Raymond Cruz played Domingo Chavez
Actor Raymond Cruz brings sniper Domingo Chavez to life in “Clear and Present Danger,” the sole member of Operation Reciprocity to avoid capture. Needless to say, he’s pretty pissed off that operational support was cut off, leaving his unit to be captured by the cartel. It’s a wonder he doesn’t kill John Clark, which is only forestalled when Jack Ryan admits it was his fault the team was stranded — for which Chavez thankfully doesn’t kill Ryan instead.
“Clear and Present Danger” is one of many in a long line of law enforcement or military roles for Cruz, though he mixes in some criminal characters to keep things interesting. In 1995 he played Staff Sergeant Adams in the silly “Operation Dumbo Drop” and made an uncredited appearance in Michael Bay’s 1996 action thriller “The Rock,” playing Sergeant Rojas, one of the mutinous Marines under the command of General Frank Hummel (Ed Harris). For “Alien Resurrection,” he portrayed Private Vincent DiStephano, a Marine stationed on the Auriga space vessel, where franchise lead character Ellen Ripley (Sigourney Weaver) is cloned.
Like Harris Yulin, Cruz was a part of the cast of “Training Day,” taking on the role of Sniper, one of three gang members Alonzo Harris (Denzel Washington) hires to kill Jake Hoyt (Ethan Hawke).

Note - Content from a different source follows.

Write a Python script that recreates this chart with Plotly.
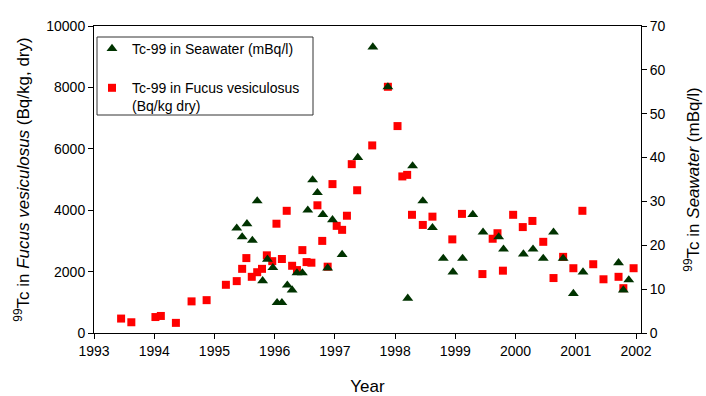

In 2005, he moved back into the world of law and order, playing hot-headed Detective Julio Sanchez on popular procedural ”The Closer.” Cruz continued the role in the spinoff series “Major Crimes” for six seasons. During that period, he also took on the role of vicious drug dealer Tuco Salamanca on AMC’s “Breaking Bad,” a character he also went on to play in its spinoff, “Better Call Saul.”
Benjamin Bratt played Captain Ramírez
The intrepid Captain Ramirez, leader of the team on Operation Reciprocity, is brought to life by Benjamin Bratt. The soldier is one of the surviving members captured by the cartel’s forces, which means it’s up to Jack Ryan, John Clark, and Domingo Chavez to rescue him.
Shortly after “Clear and Present Danger” came out in 1994, Bratt appeared as Ranger Johnny in “The River Wild,” an old acquaintance of Gail Hartman (Meryl Streep) who senses something’s not quite right with her party and is shot for his trouble. A year later, he began a long run as Detective Rey Curtis, the partner to Jerry Orbach’s Lennie Briscoe on “Law & Order.” He took on the role of partner-slash-love interest FBI Agent Eric Matthews in 2000’s “Miss Congeniality,” as he and Grace Hart (Sandra Bullock) try to take down a terrorist threatening to blow up the Miss USA beauty pageant.
In 2004’s “Catwoman,” Bratt once again played the love interest of a strong woman in the role of Detective Tom Lone. Back on the small screen, he took on the title role in “The Cleaner” starting in 2008, playing William Banks, a recovering addict who turns vigilante in his quest to help to get others struggling with addiction get clean. Bratt played a small but important role in the Marvel Cinematic Universe’s “Doctor Strange” as Jonathan Pangborn, the former paraplegic who learned to channel dimensional energy in order to walk again, in turn telling Stephen Strange he’ll find what he seeks at Kamar-Taj.